John Hussman is Still Not Optimistic

From John Hussman’s weekly commentary we find (surprise!) this rather grim assessment of the near-term:

Getting past the “fiscal cliff” is the comparatively easy part. What it requires is for both aisles of the U.S. political system to agree on a mutually acceptable (but likely still intolerably large) federal deficit. Whether this happens before December 31 or after is not terribly meaningful because there is not an irreversible outcome on that date. So whatever might happen automatically would be meaningless shortly thereafter anyway.There will likely be a combination of modest spending cuts, modest high-income tax increases, and limits on deductions for second homes. None of these will have a material impact on the size of the deficit.
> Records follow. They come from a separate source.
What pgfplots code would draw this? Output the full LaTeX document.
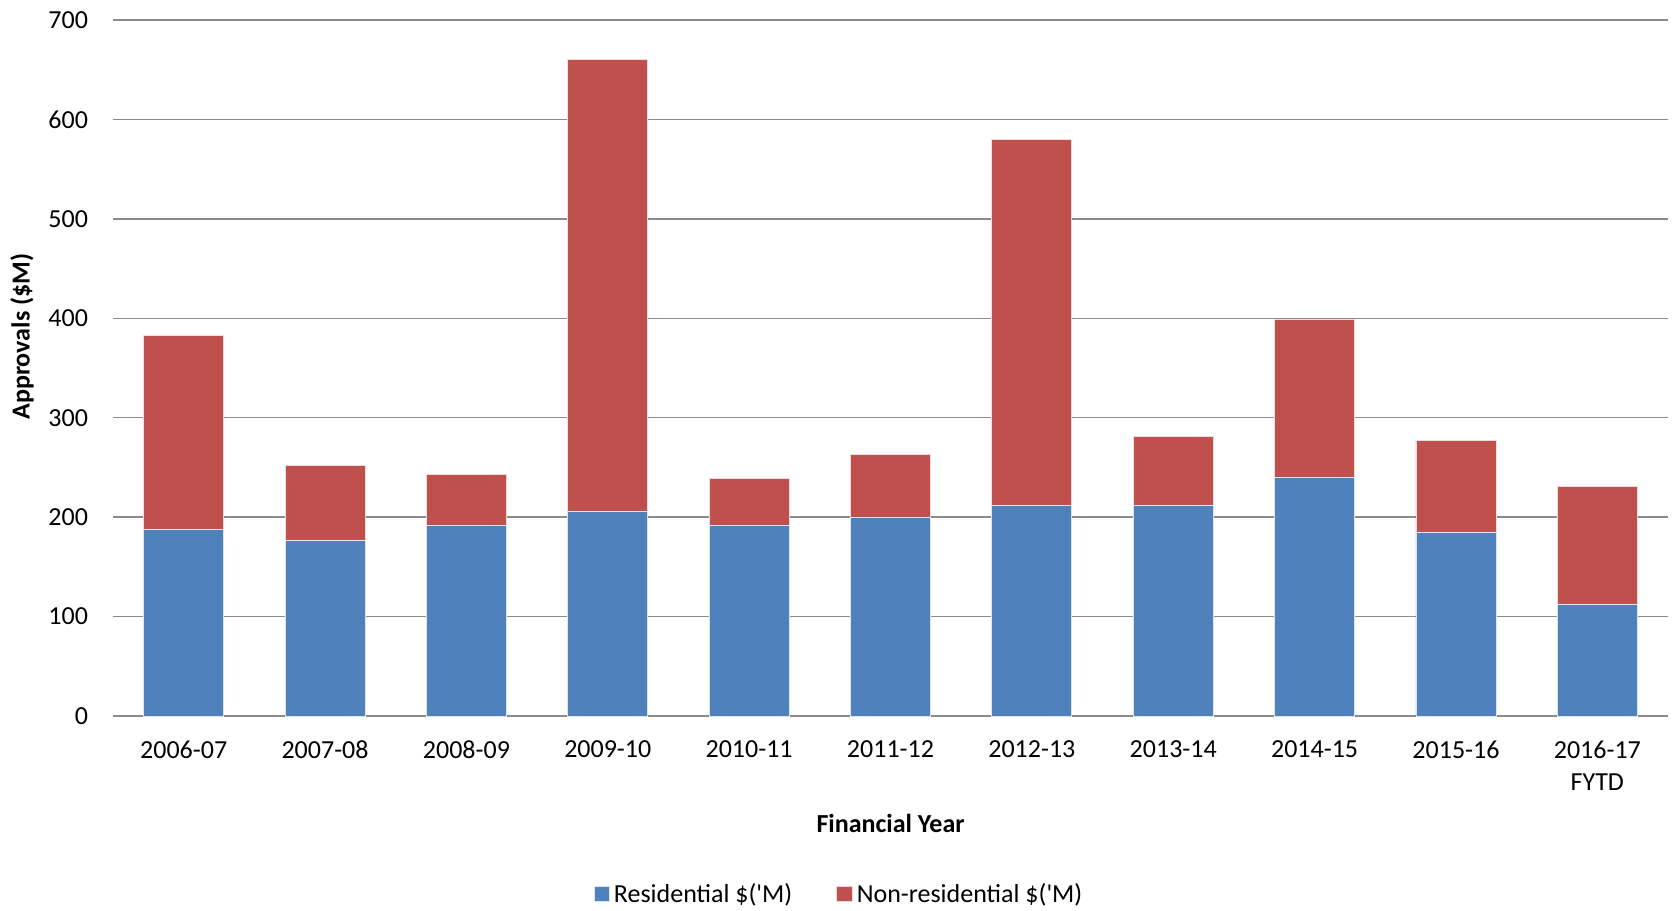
\documentclass[border=0pt]{standalone}
\usepackage{pgfplots}
\pgfplotsset{compat=1.18}
\usepackage{fontspec}
\setmainfont{Carlito}[Ligatures=TeXOff]
\definecolor{resblue}{HTML}{4F81BD}
\definecolor{nonred}{HTML}{C0504D}
\definecolor{gridgray}{HTML}{8C8C8C}

\begin{document}
\fontsize{13}{16}\selectfont
\begin{tikzpicture}
\useasboundingbox (-56.5pt,-97pt) rectangle (780.5pt,358pt);
\begin{axis}[
  scale only axis, width=777.5pt, height=348pt,
  ybar stacked, bar width=40pt,
  xmin=-0.5, xmax=10.5, ymin=0, ymax=700,
  xtick=data,
  xticklabels={2006-07,2007-08,2008-09,2009-10,2010-11,2011-12,2012-13,2013-14,2014-15,2015-16,{2016-17\\FYTD}},
  ytick distance=100,
  major tick length=0pt,
  ymajorgrids, grid style={gridgray, line width=0.75pt},
  axis x line*=bottom, axis y line*=left,
  x axis line style={gridgray, line width=0.75pt, -},
  y axis line style={draw=none},
  /pgf/number format/assume math mode=true,
  yticklabel style={xshift=-8pt},
  xticklabel style={yshift=-8pt, align=center},
  xlabel={\textbf{Financial Year}},
  xlabel style={at={(axis description cs:0.5,-0.154)}, anchor=center},
  ylabel={\textbf{Approvals (\$M)}},
  ylabel style={at={(axis description cs:-0.0585,0.545)}, anchor=center, rotate=0},
  legend style={at={(axis description cs:0.4675,-0.257)}, anchor=center, draw=none,
    legend columns=2, /tikz/every even column/.append style={column sep=20pt},
    /tikz/every odd column/.append style={column sep=0pt}},
  legend image code/.code={\fill[#1] (0pt,-3.4pt) rectangle (7.8pt,4.4pt);},
]
\addplot[fill=resblue, draw=white!80!resblue, line width=0.4pt] coordinates {
(0,188) (1,177) (2,192) (3,206) (4,192) (5,200) (6,212) (7,212) (8,240) (9,185) (10,112)};
\addplot[fill=nonred, draw=white!80!nonred, line width=0.4pt] coordinates {
(0,195) (1,75) (2,51) (3,454) (4,47) (5,63) (6,368) (7,69) (8,159) (9,92) (10,119)};
\legend{Residential \$('M), Non-residential \$('M)}
\end{axis}
\end{tikzpicture}
\end{document}
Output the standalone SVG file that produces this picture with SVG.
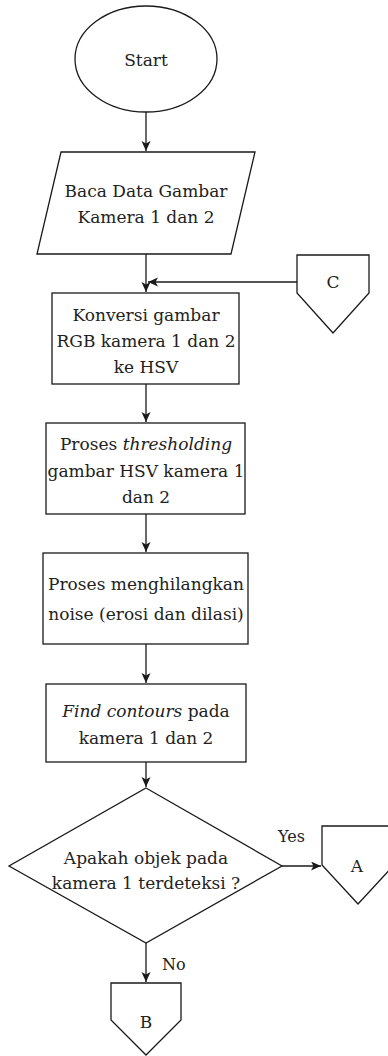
<svg xmlns="http://www.w3.org/2000/svg" width="388" height="1056" viewBox="0 0 388 1056">
<style>
.s{fill:#fff;stroke:#1a1a1a;stroke-width:1.3}
.c{fill:none;stroke:#1a1a1a;stroke-width:1.3}
.t{font-family:'DejaVu Serif','Liberation Serif',serif;font-size:17px;fill:#222;text-anchor:middle}
.l{font-family:'DejaVu Serif','Liberation Serif',serif;font-size:16px;fill:#222}
</style>
<defs>
<marker id="ah" markerUnits="userSpaceOnUse" markerWidth="11" markerHeight="10" refX="10" refY="4.5" orient="auto">
<path d="M0,0 L10,4.5 L0,9 L2.5,4.5 z" fill="#1a1a1a"/>
</marker>
</defs>
<rect width="388" height="1056" fill="#fff"/>
<g id="connectors">
<line class="c" x1="146" y1="112" x2="146" y2="151" marker-end="url(#ah)"/>
<line class="c" x1="146" y1="254" x2="146" y2="292" marker-end="url(#ah)"/>
<line class="c" x1="297" y1="282" x2="148" y2="282" marker-end="url(#ah)"/>
<line class="c" x1="146" y1="384" x2="146" y2="422" marker-end="url(#ah)"/>
<line class="c" x1="146" y1="514" x2="146" y2="552" marker-end="url(#ah)"/>
<line class="c" x1="146" y1="644" x2="146" y2="683" marker-end="url(#ah)"/>
<line class="c" x1="146" y1="762" x2="146" y2="787" marker-end="url(#ah)"/>
<line class="c" x1="282" y1="866" x2="321" y2="866" marker-end="url(#ah)"/>
<line class="c" x1="146" y1="943" x2="146" y2="982" marker-end="url(#ah)"/>
<text class="l" x="278" y="842">Yes</text>
<text class="l" x="162" y="970">No</text>
</g>
<g id="start">
<ellipse class="s" cx="146" cy="59" rx="71" ry="53"/>
<text class="t" x="146" y="66">Start</text>
</g>
<g id="baca">
<polygon class="s" points="61,152 255,152 231,254 37,254"/>
<text class="t" x="146" y="197">Baca Data Gambar</text>
<text class="t" x="146" y="223">Kamera 1 dan 2</text>
</g>
<g id="konversi">
<rect class="s" x="52" y="293" width="187" height="91"/>
<text class="t" x="146" y="321">Konversi gambar</text>
<text class="t" x="146" y="347">RGB kamera 1 dan 2</text>
<text class="t" x="146" y="373">ke HSV</text>
</g>
<g id="threshold">
<rect class="s" x="46" y="423" width="199" height="91"/>
<text class="t" x="146" y="450">Proses <tspan font-style="italic">thresholding</tspan></text>
<text class="t" x="146" y="477">gambar HSV kamera 1</text>
<text class="t" x="146" y="503">dan 2</text>
</g>
<g id="noise">
<rect class="s" x="43" y="553" width="205" height="91"/>
<text class="t" x="146" y="590">Proses menghilangkan</text>
<text class="t" x="146" y="620">noise (erosi dan dilasi)</text>
</g>
<g id="contours">
<rect class="s" x="46" y="684" width="200" height="78"/>
<text class="t" x="146" y="717"><tspan font-style="italic">Find contours</tspan> pada</text>
<text class="t" x="146" y="744">kamera 1 dan 2</text>
</g>
<g id="decision">
<polygon class="s" points="146,788 282,866 146,943 9,866"/>
<text class="t" x="146" y="864">Apakah objek pada</text>
<text class="t" x="146" y="889">kamera 1 terdeteksi ?</text>
</g>
<g id="conn-c">
<polygon class="s" points="297,255 369,255 369,293 333,333 297,293"/>
<text class="t" x="333" y="288">C</text>
</g>
<g id="conn-a">
<polygon class="s" points="322,826 394,826 394,865 358,904 322,865"/>
<text class="t" x="357" y="872">A</text>
</g>
<g id="conn-b">
<polygon class="s" points="111,983 181,983 181,1020 146,1055 111,1020"/>
<text class="t" x="146" y="1028">B</text>
</g>
</svg>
Despite the bluster, few in Congress really appear to see deficit reduction as important as their core interests, which for Democrats is to preserve spending and for Republicans is to maintain tax cuts. Some inadequate compromise seems probable, there will be a brief episode of joy and celebration by investors that they have been released from their chains, and shortly thereafter the data will remind us that the global economy is in recession, and that the U.S. economy entered a recession during the third quarter – well before Sandy was even on the weather map.

Of course, at some point, he’ll be correct - we will have entered a new recession and few will have realized it until many months later - but, it’s taking an awfully long time to get there.